DO THIS:
Exactly retype the lines from the top of the data through the line containing "200000, 300000, 400000];", leaving out every picture.

SUPPLIED MATERIAL:

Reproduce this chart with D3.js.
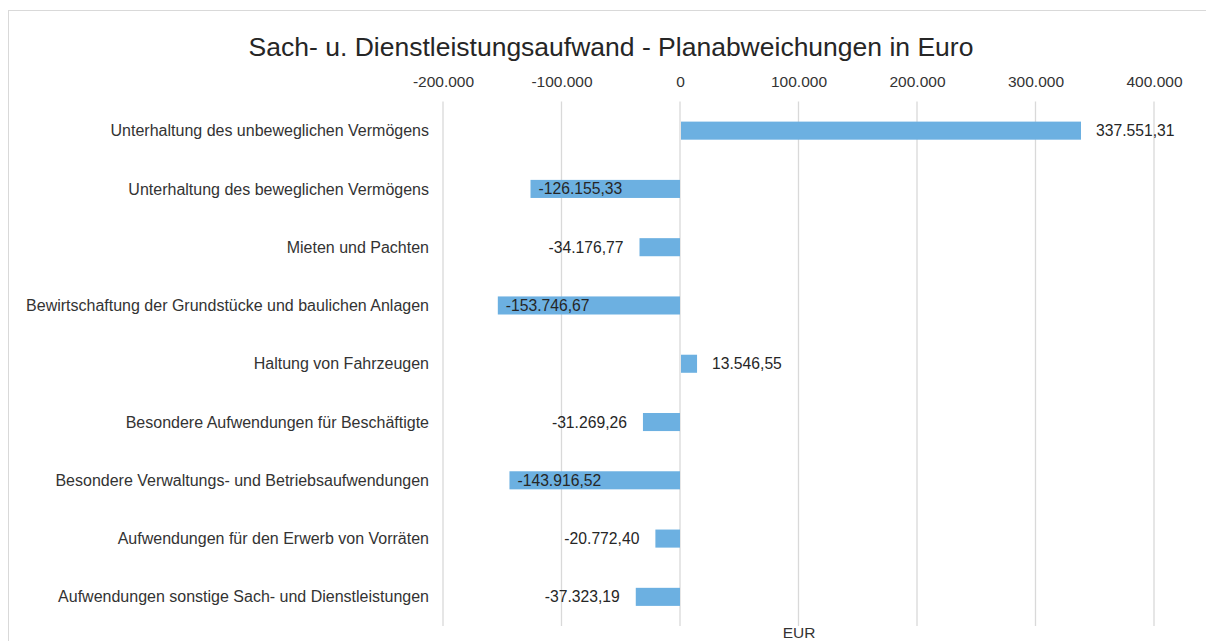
<!DOCTYPE html>
<html>
<head>
<meta charset="utf-8">
<script src="https://cdn.jsdelivr.net/npm/d3@7"></script>
<style>
  body { margin: 0; background: #fff; }
  text { font-family: "Liberation Sans", Arial, sans-serif; }
</style>
</head>
<body>
<div id="chart"></div>
<script>
const categories = [
  "Unterhaltung des unbeweglichen Vermögens",
  "Unterhaltung des beweglichen Vermögens",
  "Mieten und Pachten",
  "Bewirtschaftung der Grundstücke und baulichen Anlagen",
  "Haltung von Fahrzeugen",
  "Besondere Aufwendungen für Beschäftigte",
  "Besondere Verwaltungs- und Betriebsaufwendungen",
  "Aufwendungen für den Erwerb von Vorräten",
  "Aufwendungen sonstige Sach- und Dienstleistungen"
];
const values = [337551.31, -126155.33, -34176.77, -153746.67, 13546.55, -31269.26, -143916.52, -20772.40, -37323.19];
const tickValues = [-200000, -100000, 0, 100000, 200000, 300000, 400000];

const width = 1206, height = 641;
const de = d3.formatLocale({ decimal: ",", thousands: ".", grouping: [3], currency: ["", " €"], minus: "-" });
const fmtTick = de.format(",.0f");
const fmtVal = de.format(",.2f");

const svg = d3.select("#chart").append("svg").attr("width", width).attr("height", height)

// chart frame
svg.append("rect")
  .attr("x", 8.5).attr("y", 10.5)
  .attr("width", 1300).attr("height", 700)
  .attr("fill", "#fff")
  .attr("stroke", "#d9d9d9")

const x = d3.scaleLinear().domain([-200000, 400000]).range([443, 1154]);
const y = d3.scaleBand().domain(categories).range([101.5, 626]).paddingInner(0.69).paddingOuter(0.345);

// gridlines
svg.append("g")
  .selectAll("line")
  .data(tickValues)
  .join("line")
  .attr("x1", d => x(d)).attr("x2", d => x(d))
  .attr("y1", 101.5).attr("y2", 626)
  .attr("stroke", "#d9d9d9")
  .attr("stroke-width", 1.3)

// top axis labels
const xAxis = d3.axisTop(x).tickValues(tickValues).tickFormat(fmtTick).tickSize(0).tickPadding(0);
const gx = svg.append("g").attr("transform", "translate(0,87)").call(xAxis);
gx.select(".domain").remove();
gx.selectAll("text").style("font-size", "15.5px").attr("fill", "#333");

// bars
svg.append("g")
  .selectAll("rect")
  .data(values)
  .join("rect")
  .attr("x", d => x(Math.min(0, d)) + (d > 0 ? 1 : 0))
  .attr("y", (d, i) => y(categories[i]))
  .attr("width", d => Math.abs(x(d) - x(0)))
  .attr("height", y.bandwidth())
  .attr("fill", "#6cb0e1")

// category labels
svg.append("g")
  .selectAll("text")
  .data(categories)
  .join("text")
  .attr("x", 429)
  .attr("y", d => y(d) + y.bandwidth() / 2)
  .attr("dy", "0.35em")
  .attr("text-anchor", "end")
  .style("font-size", "16px")
  .attr("fill", "#333")
  .text(d => d)

// value labels
svg.append("g")
  .selectAll("text")
  .data(values)
  .join("text")
  .attr("x", d => {
    if (d >= 0) return x(d) + 16;
    if (d < -100000) return x(d) + 8;
    return x(d) - 16;
  })
  .attr("y", (d, i) => y(categories[i]) + y.bandwidth() / 2)
  .attr("dy", "0.35em")
  .attr("text-anchor", d => (d >= 0 || d < -100000) ? "start" : "end")
  .style("font-size", "15.7px")
  .attr("fill", "#262626")
  .text(d => fmtVal(d))

// title
svg.append("text")
  .attr("x", 611)
  .attr("y", 56)
  .attr("text-anchor", "middle")
  .style("font-size", "26.5px")
  .attr("fill", "#262626")
  .text("Sach- u. Dienstleistungsaufwand - Planabweichungen in Euro")

// axis title
svg.append("text")
  .attr("x", 799)
  .attr("y", 638)
  .attr("text-anchor", "middle")
  .style("font-size", "15.5px")
  .attr("fill", "#333")
  .text("EUR")
</script>
</body>
</html>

COMPLETED EXERCISE:
Reproduce this chart with D3.js.
<!DOCTYPE html>
<html>
<head>
<meta charset="utf-8">
<script src="https://cdn.jsdelivr.net/npm/d3@7"></script>
<style>
  body { margin: 0; background: #fff; }
  text { font-family: "Liberation Sans", Arial, sans-serif; }
</style>
</head>
<body>
<div id="chart"></div>
<script>
const categories = [
  "Unterhaltung des unbeweglichen Vermögens",
  "Unterhaltung des beweglichen Vermögens",
  "Mieten und Pachten",
  "Bewirtschaftung der Grundstücke und baulichen Anlagen",
  "Haltung von Fahrzeugen",
  "Besondere Aufwendungen für Beschäftigte",
  "Besondere Verwaltungs- und Betriebsaufwendungen",
  "Aufwendungen für den Erwerb von Vorräten",
  "Aufwendungen sonstige Sach- und Dienstleistungen"
];
const values = [337551.31, -126155.33, -34176.77, -153746.67, 13546.55, -31269.26, -143916.52, -20772.40, -37323.19];
const tickValues = [-200000, -100000, 0, 100000, 200000, 300000, 400000];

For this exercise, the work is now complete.